Clover lawn?
May 14, 2019 10:46 AM   Subscribe

Is clover a good replacement for a grass lawn? Seeking advice, resources, and subjective opinions.

I'm hearing a lot about clover lawns, and am curious about all aspects:

- clover species to use or avoid
- clover seed suppliers
- clover lawn maintenance and mowing
- durability for playing kids
- durability for dog urine
- bee stings
- overall yes/no feelings.
- other alternatives

I live in Toronto, about 5 km north of Lake Ontario (US Zone 5).
My yard is mostly sunny and has clay-based soil.
Currently the yard is full of patchy grass and a bunch of hard-to-kill nuisance plants including dandelions, prickly canada thistle, and plantain.
I would prefer something low maintenance.
I like pollinators- and I like my toddler even more, so I would prefer to avoid bee stings.

Grateful for any advice!
posted by nouvelle-personne to Science & Nature (9 answers total) 14 users marked this as a favorite
 
One downside is that while it's flowering, it attracts a million bees. We had to change our plans once my kids started refusing to set foot on it for fear of getting stung again.
posted by snickerdoodle at 11:13 AM on May 14 [4 favorites]


Doubling down on the so many bees! The kids got stung and refused to walk on the grass at all. It’s also a pain to dig up. We dug and then laid down newspapers, added more topsoil and are still getting clover after 5-7 years. I wouldn’t do it again (also Toronto - yard is still full of plantain and bindweed at the edges, now we just mow it all and call it a lawn)
posted by five_cents at 11:18 AM on May 14


Seconding concerns re bees. Although it's been 50+ years since my last sting, I never go barefoot in my yard.

This may be ecological heresy, but I've been wondering if creeping charlie might be a workable substitute. It's already taken over huge sections of my backyard, is almost pretty (at least for now), and doesn't appear to attract bees like clover.
posted by she's not there at 11:24 AM on May 14


We have had good results with microclover - a smaller, lower growing variety. Fills in the lawn nicely. The major downside is it loses it's leaves in winter. (Vancouver - you may not care if it's covered in snow)
posted by cfraenkel at 11:35 AM on May 14 [1 favorite]


Clover -- I think microclover -- was used in a net zero (so resource efficient) house on an episode of This Old House; I think it was this one. They visit a clover farm and talk about advantages, though probably held back on the cons a bit.
posted by supercres at 11:44 AM on May 14


Clover WILL attract bees and wasps - if you're really afraid of bites and stings then an alternative lawn might not be for you.. But, as an anecdote and assuming you and your toddler aren't allergic, I grew up on an acreage and I have been stung by at least a dozen bees and 30+ yellowjackets in my life, mostly as a kid, and I am not the least bit afraid of either anymore. (last year while biking a wasp flew into my mouth and bit me 4 times on my tongue and I didn't even panic or crash! I just bit him and spat him out!) which has been kind of a nice side effect of my childhood.

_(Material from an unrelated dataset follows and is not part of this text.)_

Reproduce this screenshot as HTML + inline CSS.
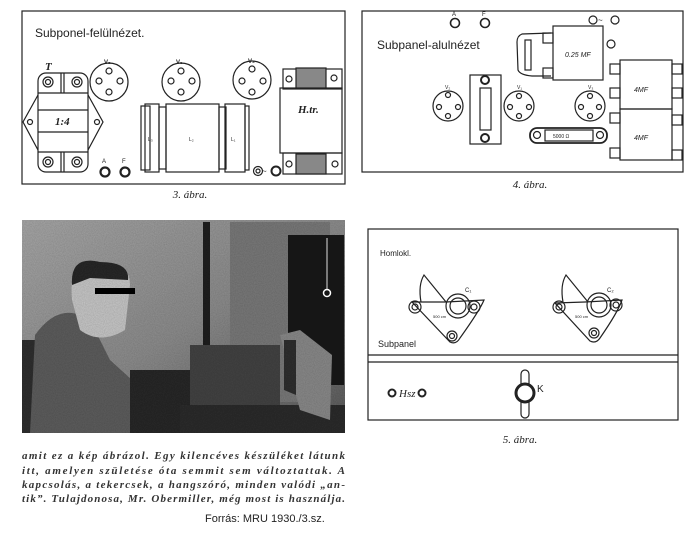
<!DOCTYPE html>
<html><head><meta charset="utf-8"><style>
html,body{margin:0;padding:0;background:#fff;}
svg{display:block;}
.hand{font-family:"Liberation Sans",sans-serif;}
.cap{font-family:"Liberation Serif",serif;font-style:italic;font-size:11px;}
</style></head><body>
<svg width="700" height="534" viewBox="0 0 700 534" xmlns="http://www.w3.org/2000/svg">
<defs>
<linearGradient id="wall" x1="0" y1="0" x2="1" y2="1">
<stop offset="0" stop-color="#a8a8a8"/><stop offset="0.5" stop-color="#8e8e8e"/><stop offset="1" stop-color="#5a5a5a"/>
</linearGradient>
<filter id="grain" x="0" y="0" width="100%" height="100%">
<feTurbulence type="fractalNoise" baseFrequency="0.9" numOctaves="2" seed="3" result="n"/>
<feColorMatrix in="n" type="matrix" values="0 0 0 0 0  0 0 0 0 0  0 0 0 0 0  0 0 0 0.35 0" result="g"/>
<feComposite in="g" in2="SourceGraphic" operator="in" result="gg"/>
<feMerge><feMergeNode in="SourceGraphic"/><feMergeNode in="gg"/></feMerge>
</filter>
</defs>
<g fill="none" stroke="#222" stroke-width="1.2">
<!-- FIG 3 -->
<rect x="22" y="11" width="323" height="173"/>
<polygon points="38,95 23,122 38,150 88,150 103,122 88,95"/>
<rect x="38" y="73" width="50" height="99" rx="8" fill="#fff"/>
<line x1="38" y1="93" x2="88" y2="93"/><line x1="38" y1="110" x2="88" y2="110"/>
<line x1="38" y1="132" x2="88" y2="132"/><line x1="38" y1="152" x2="88" y2="152"/>
<line x1="61" y1="73" x2="61" y2="93"/><line x1="64" y1="73" x2="64" y2="93"/>
<line x1="61" y1="152" x2="61" y2="172"/><line x1="64" y1="152" x2="64" y2="172"/>
<circle cx="48" cy="82" r="5"/><circle cx="48" cy="82" r="2.5"/>
<circle cx="77" cy="82" r="5"/><circle cx="77" cy="82" r="2.5"/>
<circle cx="48" cy="162" r="5"/><circle cx="48" cy="162" r="2.5"/>
<circle cx="77" cy="162" r="5"/><circle cx="77" cy="162" r="2.5"/>
<circle cx="30" cy="122" r="2.5"/><circle cx="97" cy="122" r="2.5"/>
<circle cx="109" cy="82" r="19"/><circle cx="109" cy="71" r="3"/><circle cx="99" cy="81" r="3"/><circle cx="120" cy="81" r="3"/><circle cx="109" cy="92" r="3"/>
<circle cx="181" cy="82" r="19"/><circle cx="181" cy="71" r="3"/><circle cx="171" cy="81" r="3"/><circle cx="192" cy="81" r="3"/><circle cx="181" cy="92" r="3"/>
<circle cx="252" cy="80" r="19"/><circle cx="252" cy="69" r="3"/><circle cx="242" cy="81" r="3"/><circle cx="263" cy="81" r="3"/><circle cx="252" cy="92" r="3"/>
<rect x="141" y="106" width="9" height="64"/><rect x="145" y="104" width="14" height="68"/>
<rect x="159" y="107" width="7" height="62"/>
<rect x="166" y="104" width="53" height="68"/>
<rect x="219" y="107" width="7" height="62"/><rect x="225" y="104" width="20" height="68"/><rect x="245" y="106" width="4" height="64"/>
<rect x="283" y="69" width="59" height="20"/>
<rect x="280" y="88" width="62" height="65"/>
<rect x="283" y="153" width="59" height="21"/>
<rect x="296" y="68" width="30" height="20" fill="#888"/>
<rect x="296" y="154" width="30" height="20" fill="#888"/>
<circle cx="289" cy="79" r="3"/><circle cx="334" cy="78" r="3"/><circle cx="289" cy="164" r="3"/><circle cx="335" cy="164" r="3"/>
<circle cx="105" cy="172" r="4.5" stroke-width="2.2"/><circle cx="125" cy="172" r="4.5" stroke-width="2.2"/>
<circle cx="258" cy="171" r="4.5"/><circle cx="258" cy="171" r="2"/><circle cx="276" cy="171" r="4.5" stroke-width="2"/>

<!-- FIG 4 -->
<rect x="362" y="11" width="321" height="161"/>
<circle cx="455" cy="23" r="4.5" stroke-width="1.6"/><circle cx="485" cy="23" r="4.5" stroke-width="1.6"/>
<circle cx="593" cy="20" r="4"/><circle cx="615" cy="20" r="4"/>
<rect x="553" y="26" width="50" height="54"/>
<path d="M551,33 L522,34 Q517,36 517,42 L518,70 Q520,75 532,76 L551,76"/>
<rect x="525" y="40" width="6" height="30"/>
<rect x="543" y="33" width="10" height="10"/><rect x="543" y="68" width="10" height="10"/>
<circle cx="611" cy="44" r="4"/>
<rect x="620" y="60" width="52" height="49"/><rect x="620" y="109" width="52" height="51"/>
<rect x="610" y="64" width="10" height="10"/><rect x="610" y="88" width="10" height="10"/><rect x="610" y="113" width="10" height="10"/><rect x="610" y="148" width="10" height="10"/>
<rect x="672" y="64" width="10" height="10"/><rect x="672" y="88" width="10" height="10"/><rect x="672" y="115" width="10" height="10"/><rect x="672" y="150" width="10" height="10"/>
<circle cx="448" cy="106" r="15"/><circle cx="448" cy="95" r="2.5"/><circle cx="439" cy="107" r="2.5"/><circle cx="458" cy="107" r="2.5"/><circle cx="448" cy="116" r="2.5"/>
<rect x="470" y="75" width="31" height="69"/>
<rect x="480" y="88" width="11" height="42"/><circle cx="485" cy="80" r="4" stroke-width="2"/><circle cx="485" cy="138" r="4" stroke-width="2"/>
<circle cx="519" cy="106" r="15"/><circle cx="519" cy="96" r="2.5"/><circle cx="510" cy="107" r="2.5"/><circle cx="529" cy="107" r="2.5"/><circle cx="519" cy="116" r="2.5"/>
<circle cx="590" cy="106" r="15"/><circle cx="590" cy="96" r="2.5"/><circle cx="581" cy="107" r="2.5"/><circle cx="599" cy="107" r="2.5"/><circle cx="590" cy="116" r="2.5"/>
<rect x="530" y="128" width="77" height="15" rx="7" stroke-width="1.8"/>
<rect x="545" y="130" width="48" height="11"/><circle cx="537" cy="135" r="3.5"/><circle cx="600" cy="135" r="3.5"/>

<!-- FIG 5 -->
<rect x="368" y="229" width="310" height="191"/>
<line x1="368" y1="355" x2="678" y2="355"/><line x1="368" y1="362" x2="678" y2="362"/>
<path d="M412,302 L446,302 L484,300 Q480,310 460,338 Q456,345 450,342 Z"/>
<path d="M421,302 Q418,285 424,275 L446,302"/>
<circle cx="415" cy="307" r="6"/><circle cx="415" cy="307" r="3"/>
<circle cx="474" cy="307" r="6"/><circle cx="474" cy="307" r="3"/>
<circle cx="458" cy="306" r="12"/><circle cx="458" cy="306" r="8"/>
<circle cx="452" cy="336" r="5"/><circle cx="452" cy="336" r="2.5"/>
<path d="M555,303 L585,302 L622,300 Q618,312 600,338 Q596,344 590,341 Z"/>
<path d="M563,302 Q560,285 566,275 L588,302"/>
<circle cx="559" cy="307" r="6"/><circle cx="559" cy="307" r="3"/>
<circle cx="616" cy="305" r="6"/><circle cx="616" cy="305" r="3"/>
<circle cx="599" cy="305" r="12"/><circle cx="599" cy="305" r="8"/>
<circle cx="594" cy="333" r="5"/><circle cx="594" cy="333" r="2.5"/>
<circle cx="392" cy="393" r="3.5" stroke-width="2"/><circle cx="422" cy="393" r="3.5" stroke-width="2"/>
<rect x="521" y="370" width="8" height="48" rx="4"/>
<circle cx="525" cy="393" r="9" stroke-width="3" fill="#fff"/>
</g>
<!-- photo -->
<g filter="url(#grain)">
<rect x="22" y="220" width="323" height="213" fill="url(#wall)"/>
<rect x="230" y="222" width="100" height="180" fill="#7a7a7a"/>
<rect x="288" y="235" width="56" height="150" fill="#1e1e1e"/>
<rect x="203" y="222" width="7" height="170" fill="#222"/>
<rect x="22" y="340" width="30" height="93" fill="#333"/>
<path d="M30,433 L35,335 Q60,300 90,320 L110,360 L165,410 L180,433 Z" fill="#5e5e5e"/>
<path d="M72,300 Q68,255 100,262 Q130,262 130,285 L125,330 Q100,345 80,330 Z" fill="#c8c8c8"/>
<path d="M72,285 Q70,255 100,262 Q130,262 128,280 L90,278 Z" fill="#2a2a2a"/>
<rect x="95" y="288" width="40" height="6" fill="#111"/>
<rect x="130" y="370" width="100" height="63" fill="#2a2a2a"/>
<rect x="190" y="345" width="90" height="60" fill="#444"/>
<rect x="180" y="405" width="165" height="28" fill="#2e2e2e"/>
<path d="M280,335 L300,330 L332,355 L330,420 L300,410 Z" fill="#8a8a8a"/>
<path d="M284,340 L296,340 L296,395 L284,390 Z" fill="#333"/>
</g>
<circle cx="327" cy="293" r="3.5" fill="none" stroke="#fff" stroke-width="1.5"/>
<line x1="327" y1="238" x2="327" y2="289" stroke="#ddd"/>
<!-- text -->
<g fill="#222">
<text x="35" y="37" class="hand" font-size="12">Subponel-felülnézet.</text>
<text x="45" y="70" class="cap" font-weight="bold" font-size="10">T</text>
<text x="104" y="64" class="hand" font-size="6" font-weight="bold">V₂</text>
<text x="176" y="64" class="hand" font-size="6" font-weight="bold">V₁</text>
<text x="248" y="63" class="hand" font-size="6" font-weight="bold">V₃</text>
<text x="55" y="125" class="cap" font-weight="bold" font-size="9">1:4</text>
<text x="148" y="141" class="hand" font-size="5">L₃</text>
<text x="189" y="141" class="hand" font-size="5">L₂</text>
<text x="231" y="141" class="hand" font-size="5">L₁</text>
<text x="298" y="113" class="cap" font-weight="bold" font-size="9">H.tr.</text>
<text x="102" y="163" class="hand" font-size="6">A</text>
<text x="122" y="163" class="hand" font-size="6">F</text>
<text x="262" y="174" class="hand" font-size="8">~</text>
<text x="190" y="198" class="cap" text-anchor="middle" font-size="11">3. ábra.</text>

<text x="377" y="49" class="hand" font-size="12">Subpanel-alulnézet</text>
<text x="452" y="16" class="hand" font-size="6">A</text>
<text x="482" y="16" class="hand" font-size="6">F</text>
<text x="598" y="23" class="hand" font-size="8">~</text>
<text x="565" y="57" class="hand" font-style="italic" font-size="7">0.25 MF</text>
<text x="634" y="92" class="hand" font-style="italic" font-size="7">4MF</text>
<text x="634" y="140" class="hand" font-style="italic" font-size="7">4MF</text>
<text x="445" y="89" class="hand" font-size="5">V₂</text>
<text x="517" y="89" class="hand" font-size="5">V₁</text>
<text x="588" y="89" class="hand" font-size="5">V₃</text>
<text x="553" y="138" class="hand" font-size="5">5000 Ω</text>
<text x="530" y="188" class="cap" text-anchor="middle" font-size="11">4. ábra.</text>

<text x="380" y="256" class="hand" font-size="8">Homlokl.</text>
<text x="378" y="347" class="hand" font-size="9">Subpanel</text>
<text x="465" y="292" class="hand" font-size="6">C₁</text>
<text x="607" y="292" class="hand" font-size="6">C₂</text>
<text x="433" y="318" class="hand" font-size="4">500 cm</text>
<text x="575" y="318" class="hand" font-size="4">500 cm</text>
<text x="399" y="397" class="cap" font-size="9">Hsz</text>
<text x="537" y="392" class="hand" font-size="10">K</text>
<text x="520" y="443" class="cap" text-anchor="middle" font-size="11">5. ábra.</text>

<g class="cap" font-weight="bold" font-size="10.5" fill="#333">
<text x="22" y="459" textLength="323" lengthAdjust="spacing">amit ez a kép ábrázol. Egy kilencéves készüléket látunk</text>
<text x="22" y="474" textLength="323" lengthAdjust="spacing">itt, amelyen születése óta semmit  sem  változtattak. A</text>
<text x="22" y="488" textLength="323" lengthAdjust="spacing">kapcsolás, a tekercsek, a hangszóró, minden valódi „an-</text>
<text x="22" y="502" textLength="323" lengthAdjust="spacing">tik”. Tulajdonosa, Mr. Obermiller, még most is használja.</text>
</g>
<text x="205" y="522" class="hand" font-size="11">Forrás: MRU 1930./3.sz.</text>
</g>
</svg>
</body></html>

Clover isn't as durable as grass by a long shot, so you should probably look into a blend anyways if you're wanting foot/pet traffic on your yard! Also clover can look pretty raggedy in fall/winter/spring in canada, so a blend is good for that as well.

West coast seeds has developed several blends for the lawn, all of which are rated for your hardiness zone, most are a mix of fescue and clover as a base, sometimes with other flowering plants, sometimes not! I'd give them a browse! Clover isn't great for overseeding though, so you'll need to rip out your lawn to start.
posted by euphoria066 at 11:51 AM on May 14 [2 favorites]


Clover stays nice and lush and green in hot hot summers when you can’t keep grass alive. Also I found that the bee situation is kept under pretty good control by mowing frequently enough to keep flowers down.
posted by snowmentality at 12:58 PM on May 14 [1 favorite]


I’m trying eco grass (a now mow fescue mix) from seed this year in a regraded portion of my yard. It doesn’t flower so doesn’t necessarily benefit pollinators, but it supposedly doesn’t need watering after the first year, has deeper root structure for better stormwater absorption, and you can choose to mow it or not. I literally seeded it two days ago (Minnesota, zone 4), though, and can’t give any personal experience feedback. But there are some vendors online with photos of succcessful eco grass lawns in Canada.
posted by Maarika at 4:30 PM on May 14 [2 favorites]


I am in southwestern Ontario and have been over-seeding my grass and weed lawn with clover for a couple years. I get bags of white clover seeds from thelocal high-end garden centre. The clover grows a little slower then the grass in the spring so there are some bare-looking spots right now. I think my grass is generally healthier now because the clover is nitrogen fixer. My kids happily play on it all summer and the only really damaged spots are under the swings (understandably).